The paper, overseen by former government lead non-executive director Sir Ian Cheshire, says “serious real-world consequences” have followed from a “weak understanding of the relationship between funding and operational performance” in recent years.

It points to “unrealistically low” plans for spending on public services such as social care and prisons in the 2015 Spending Review, which led to a cycle of “service and political crises and emergency cash injections”.  

The commission said the Spending Review system should be replaced with a new “best-in-class system of financial planning” that worked across government to establish how money could be spent to realise the government’s stated intentions.

Part of the process would involve the creation of a common rating system to decide whether departments and other public bodies were good at financial management, or whether they needed help to improve.

The commission said the new arrangements should be underpinned by an “excellent financial planning IT system” that  was run by “expert, high-powered staff at the centre of government”. The discussion paper said there should also be “full transparency of plans and performance” available through the creation of a user-friendly web portal so taxpayers could find out how the government is spending their money via a smartphone app.
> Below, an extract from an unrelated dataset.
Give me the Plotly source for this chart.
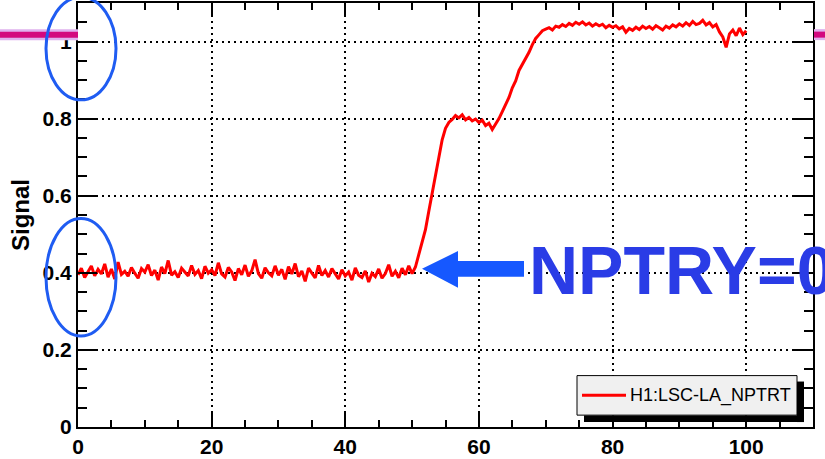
import plotly.graph_objects as go

# ---------------- data ----------------
time_step = 0.5
signal = [
    0.395, 0.412, 0.388, 0.405, 0.418, 0.392, 0.409, 0.397, 0.423, 0.389,
    0.410, 0.384, 0.428, 0.396, 0.404, 0.391, 0.414, 0.399, 0.386, 0.411,
    0.402, 0.421, 0.393, 0.407, 0.381, 0.415, 0.398, 0.432, 0.394, 0.403,
    0.388, 0.412, 0.401, 0.392, 0.419, 0.396, 0.406, 0.385, 0.417, 0.399,
    0.408, 0.393, 0.426, 0.397, 0.389, 0.414, 0.402, 0.380, 0.411, 0.395,
    0.420, 0.391, 0.405, 0.434, 0.398, 0.386, 0.413, 0.400, 0.392, 0.418,
    0.394, 0.409, 0.383, 0.416, 0.397, 0.424, 0.390, 0.405, 0.378, 0.412,
    0.399, 0.387, 0.419, 0.393, 0.406, 0.389, 0.411, 0.396, 0.384, 0.408,
    0.392, 0.402, 0.381, 0.413, 0.394, 0.388, 0.405, 0.376, 0.399, 0.390,
    0.410, 0.386, 0.398, 0.421, 0.391, 0.404, 0.387, 0.412, 0.395, 0.418,
    0.398, 0.415, 0.445, 0.478, 0.512, 0.560, 0.605, 0.655, 0.705, 0.745,
    0.775, 0.790, 0.798, 0.808, 0.802, 0.810, 0.797, 0.803, 0.794, 0.799,
    0.790, 0.796, 0.782, 0.788, 0.772, 0.785, 0.800, 0.818, 0.835, 0.855,
    0.880, 0.898, 0.925, 0.940, 0.958, 0.972, 0.992, 1.008, 1.018, 1.028,
    1.032, 1.036, 1.030, 1.040, 1.037, 1.044, 1.039, 1.047, 1.042, 1.050,
    1.045, 1.051, 1.043, 1.048, 1.040, 1.046, 1.041, 1.045, 1.036, 1.042,
    1.037, 1.041, 1.033, 1.038, 1.024, 1.034, 1.029, 1.037, 1.031, 1.040,
    1.034, 1.039, 1.032, 1.041, 1.036, 1.030, 1.040, 1.035, 1.043, 1.038,
    1.046, 1.040, 1.049, 1.042, 1.052, 1.044, 1.047, 1.055, 1.043, 1.049,
    1.038, 1.044, 1.025, 1.012, 0.985, 1.020, 1.030, 1.015, 1.035, 1.018,
    1.028,
]
time = [i * time_step for i in range(len(signal))]

series_name = "H1:LSC-LA_NPTRT"
x_ticks = [0, 20, 40, 60, 80, 100]
y_ticks = [0, 0.2, 0.4, 0.6, 0.8, 1]
y_tick_labels = ["0", "0.2", "0.4", "0.6", "0.8", "1"]
annotation_text = "NPTRY=0"
y_title = "Signal"

# ---------------- layout helpers (pixel -> paper) ----------------
W, H = 825, 459
ML, MR, MT, MB = 78, 12, 1, 29
PW, PH = W - ML - MR, H - MT - MB


def px(x):
    return (x - ML) / PW


def py(y):
    return (H - MB - y) / PH


FONT = "Liberation Sans, Arial, Helvetica, sans-serif"

fig = go.Figure()
fig.add_trace(go.Scatter(
    x=time, y=signal, mode="lines", name=series_name,
    line=dict(color="#ff0000", width=3), showlegend=False,
))

shapes = []
# pink horizontal line behind the frame (visible outside plot area)
for (a, b) in [(0, ML), (ML + PW + 1, W)]:
    shapes.append(dict(type="line", xref="paper", yref="paper",
                       x0=px(a), x1=px(b), y0=py(33), y1=py(33),
                       line=dict(color="#dfb0ee", width=11)))
    shapes.append(dict(type="line", xref="paper", yref="paper",
                       x0=px(a), x1=px(b), y0=py(33), y1=py(33),
                       line=dict(color="#d3087f", width=6)))

# blue ellipses
for (top, bot) in [(-5, 99), (219, 338)]:
    shapes.append(dict(type="circle", xref="paper", yref="paper",
                       x0=px(46), x1=px(116), y0=py(bot), y1=py(top),
                       line=dict(color="#1f5cf2", width=3)))

# blue arrow
pts = [(422, 270), (458, 252), (458, 262), (524, 262),
       (524, 278), (458, 278), (458, 289)]
path = "M " + " L ".join(f"{px(a):.5f},{py(b):.5f}" for a, b in pts) + " Z"
shapes.append(dict(type="path", xref="paper", yref="paper", path=path,
                   fillcolor="#1658ff", line=dict(width=0)))

# legend: drop shadow (strips right & bottom), box, line sample
shapes.append(dict(type="rect", xref="paper", yref="paper",
                   x0=px(797), x1=px(804), y0=py(425), y1=py(384),
                   fillcolor="#000000", line=dict(color="#000000", width=0)))
shapes.append(dict(type="rect", xref="paper", yref="paper",
                   x0=px(584), x1=px(804), y0=py(425), y1=py(418),
                   fillcolor="#000000", line=dict(color="#000000", width=0)))
shapes.append(dict(type="rect", xref="paper", yref="paper",
                   x0=px(577), x1=px(797), y0=py(418), y1=py(378),
                   fillcolor="#f0f0f0", line=dict(color="#000000", width=1)))
shapes.append(dict(type="line", xref="paper", yref="paper",
                   x0=px(582), x1=px(626), y0=py(398), y1=py(398),
                   line=dict(color="#ff0000", width=3)))

annotations = [
    dict(text=annotation_text, xref="paper", yref="paper",
         x=px(527), y=py(271), xanchor="left", yanchor="middle",
         showarrow=False,
         font=dict(family=FONT, size=68, color="#2a3ce6", weight="bold")),
    dict(text=series_name, xref="paper", yref="paper",
         x=px(628), y=py(398), xanchor="left", yanchor="middle",
         showarrow=False,
         font=dict(family=FONT, size=18, color="black")),
]

fig.update_layout(
    width=W, height=H,
    margin=dict(l=ML, r=MR, t=MT, b=MB, pad=0),
    paper_bgcolor="white", plot_bgcolor="white",
    shapes=shapes, annotations=annotations,
    font=dict(family=FONT, color="black"),
)

axis_common = dict(
    ticks="inside", tickcolor="black", tickwidth=1.5,
    showline=True, linewidth=2, linecolor="black", mirror="allticks",
    showgrid=True, gridcolor="black", gridwidth=1.5, griddash="2px,4px",
    zeroline=False,
    tickfont=dict(family=FONT, size=21, color="black", weight="bold"),
)

fig.update_xaxes(range=[0, 110], tickvals=x_ticks, ticklen=14,
                 minor=dict(dtick=5, tick0=0, ticks="inside", ticklen=7,
                            tickcolor="black", tickwidth=1.5, showgrid=False),
                 **axis_common)
fig.update_yaxes(range=[0, 1.1], tickvals=y_ticks, ticktext=y_tick_labels,
                 ticklen=19,
                 minor=dict(dtick=0.05, tick0=0, ticks="inside", ticklen=9,
                            tickcolor="black", tickwidth=1.5, showgrid=False),
                 title=dict(text=y_title, standoff=6,
                            font=dict(family=FONT, size=24, color="black",
                                      weight="bold")),
                 **axis_common)

fig.write_html("out.html")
Cheshire said the panel – which includes former Department for International Development perm sec Sir Suma Chakrabarti, ex-civil service reform adviser Baroness Simone Finn, and former No.10 policy unit head Baroness Camilla Cavendish –  was acutely aware of the centrality of finance to its work.

“It is not so much a case that money makes the world go round, as money turns the government’s aspirations into results, if it is managed well,” he said. 

“Succeeding as a government, and persuading the public that their money isn’t being wasted, depends on excellent financial management. With the public finances under intense pressure for the foreseeable future, government needs to make the maximum impact from every penny spent.”

Departmental boards ‘need bolstered powers to scrutinise top civil servants’

A separate report from the commission also published over the weekend calls for a major overhaul of departmental boards that would give them formal authority and accountability for assuring the robustness of departmental plans and project portfolios. 

The report, overseen by commission member and former Home Office perm sec Lord Michael Bichard, says the role of non-executive board members in reviewing the hiring, pay and performance of permanent secretaries and other senior executives also needs to be formalised. 

It says the recruitment and performance scrutiny work of the boards should be done by a “remco” subcommittee, modelled on private-sector equivalents that scrutinise the pay and performance of senior executives.

Bichard said departmental boards did not currently have enough power and rules barring them from undertaking some areas of work – such as ways policies can effectively be translated into action – should be scrapped.

“Unlike so many attempted reforms in government, departmental boards have survived and won acceptance for their usefulness, up to a point,” he said.

“But we need to charge them up further, to strengthen ministers’ ability to direct their departments by complementing their political insight with the varied professional insight of board members, not least the non-executives with corporate experience.”